In a few minutes, we had slider controlled NeoPixels with the very minimum of wires. In the box we received a Maker Port to Grove adapter cable. The Grove connector standard is similar to Stemma QT, but larger. Cytron has a history of using the Grove connector on its boards. We’ve reviewed numerous Cytron Maker boards, one of which made our list of the best RP2040 boards. We reviewed the electronics playground Maker Pi Pico and the Maker Pi RP2040, a board designed for robotics. 

We dug into our box of bits and found a selection of Grove components including a PIR sensor, LED and potentiometer. We started with the LED and after locating the correct GPIO pin reference we had a blinky! With that success under our belt, we wrote some code to use a PIR sensor to trigger the buzzer, another success! 

Lastly we tested analog input using the potentiometer and, within a few moments, had live voltage readings from the analog pin of Maker Port 1. This is where we find one issue. Maker Port 1 has two analog pins (A0 and A1) but Maker Port 0 has none. We would’ve liked to have seen an additional analog pin on Maker Port 0. That’s not a deal breaker, but it seems foolish to have two analog pins on one connector.

Use Cases for Cytron’s Maker Nano RP2040

The form factor lends itself to breadboard projects and, for $9, this is a great board to start your RP2040 journey. Beginners will find the onboard LEDs and buzzer an essential learning tool. More experienced makers will appreciate them for debugging. 

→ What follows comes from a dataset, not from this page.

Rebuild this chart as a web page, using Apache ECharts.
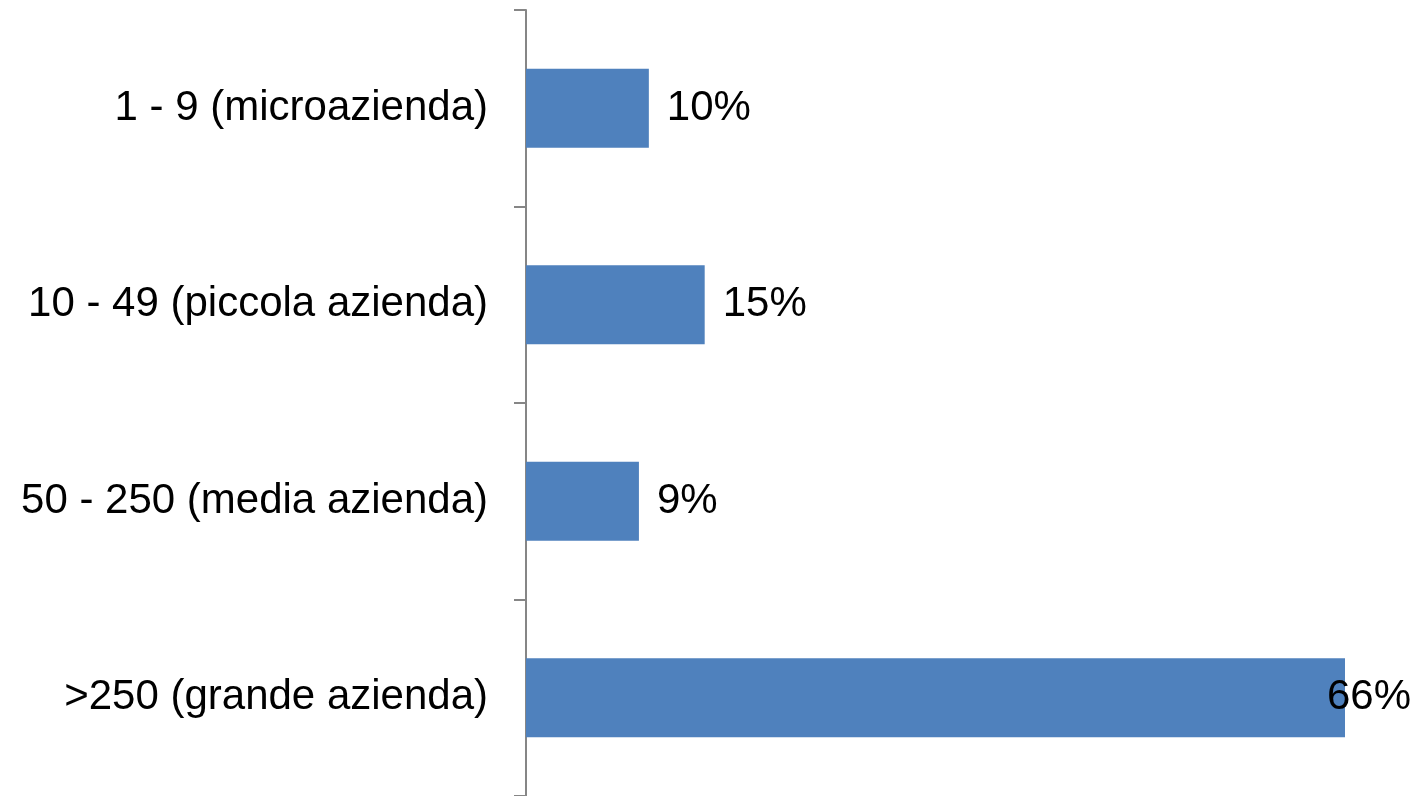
<!DOCTYPE html>
<html>
<head>
<meta charset="utf-8">
<script src="https://cdn.jsdelivr.net/npm/echarts@6/dist/echarts.min.js"></script>
<style>
  html, body { margin: 0; padding: 0; background: #fff; }
  #chart { width: 1423px; height: 796px; }
</style>
</head>
<body>
<div id="chart"></div>
<script>
const categories = ["1 - 9 (microazienda)", "10 - 49 (piccola azienda)", "50 - 250 (media azienda)", ">250 (grande azienda)"];
const shares = [9.9, 14.4, 9.1, 66.0];
const shareLabels = ["10%", "15%", "9%", "66%"];

const BAR = "#4f81bd";
const AXIS = "#868686";
const FONT = "'Liberation Sans', Arial, sans-serif";

const chart = echarts.init(document.getElementById("chart"), null, { renderer: "canvas" });

chart.setOption({
  animation: false,
  grid: { left: 526, right: 78, top: 10, bottom: 0, containLabel: false },
  xAxis: { type: "value", min: 0, max: 66, show: false },
  yAxis: {
    type: "category",
    inverse: true,
    data: categories,
    axisLine: { show: true, lineStyle: { color: AXIS, width: 2 } },
    axisTick: { show: true, inside: false, length: 12, alignWithLabel: false, lineStyle: { color: AXIS, width: 2 } },
    axisLabel: { margin: 38, color: "#000", fontSize: 42, fontFamily: FONT, padding: [8, 0, 0, 0] },
  },
  series: [{
    type: "bar",
    barWidth: 79,
    itemStyle: { color: BAR },
    data: shares.map((v, i) => ({
      value: v,
      label: i === shares.length - 1 ? { offset: [-36, 0] } : undefined,
    })),
    label: {
      show: true,
      position: "right",
      distance: 18,
      color: "#000",
      fontSize: 42,
      fontFamily: FONT,
      padding: [8, 0, 0, 0],
      formatter: (p) => shareLabels[p.dataIndex],
    },
  }],
});
</script>
</body>
</html>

We can see Maker Nano RP2040 being used in sensor based projects, largely because of the Maker Ports. The ease and flexibility of these ports is the chief selling point. We can connect up sensors from Adafruit, SparkFun, Pimoroni and Grove and start collecting data. Mixing Stemma QT and Grove via the two Maker Ports opens up a world of possibilities, but only if you are ready to invest in the bespoke components which are priced slightly higher than the raw components. Maker Nano RP2040 is at home in the classroom and the makerspace and for $9 there is nothing to lose.

Bottom Line

Sure it is priced higher than a bare Raspberry Pi Pico, and there are alternatives from Adafruit and Pimoroni, but Cytron’s Maker Nano RP2040 continues the legacy of quality hardware aimed directly at the maker and educator demographic. The onboard LEDs, buzzer and NeoPixel introduce basic electronics with zero wiring, and the Maker Ports provide a route to more advanced projects using Stemma QT and Grove components. 

If you need a small, feature packed RP2040 board, consider the Maker Nano RP2040. If you want a larger version, then the Maker Pi Pico is only a dollar more ($10) and you get a greater number of GPIO pins and Grove connectors. That said, the Maker Nano RP2040 has a special place in our heart and amongst our box of bits.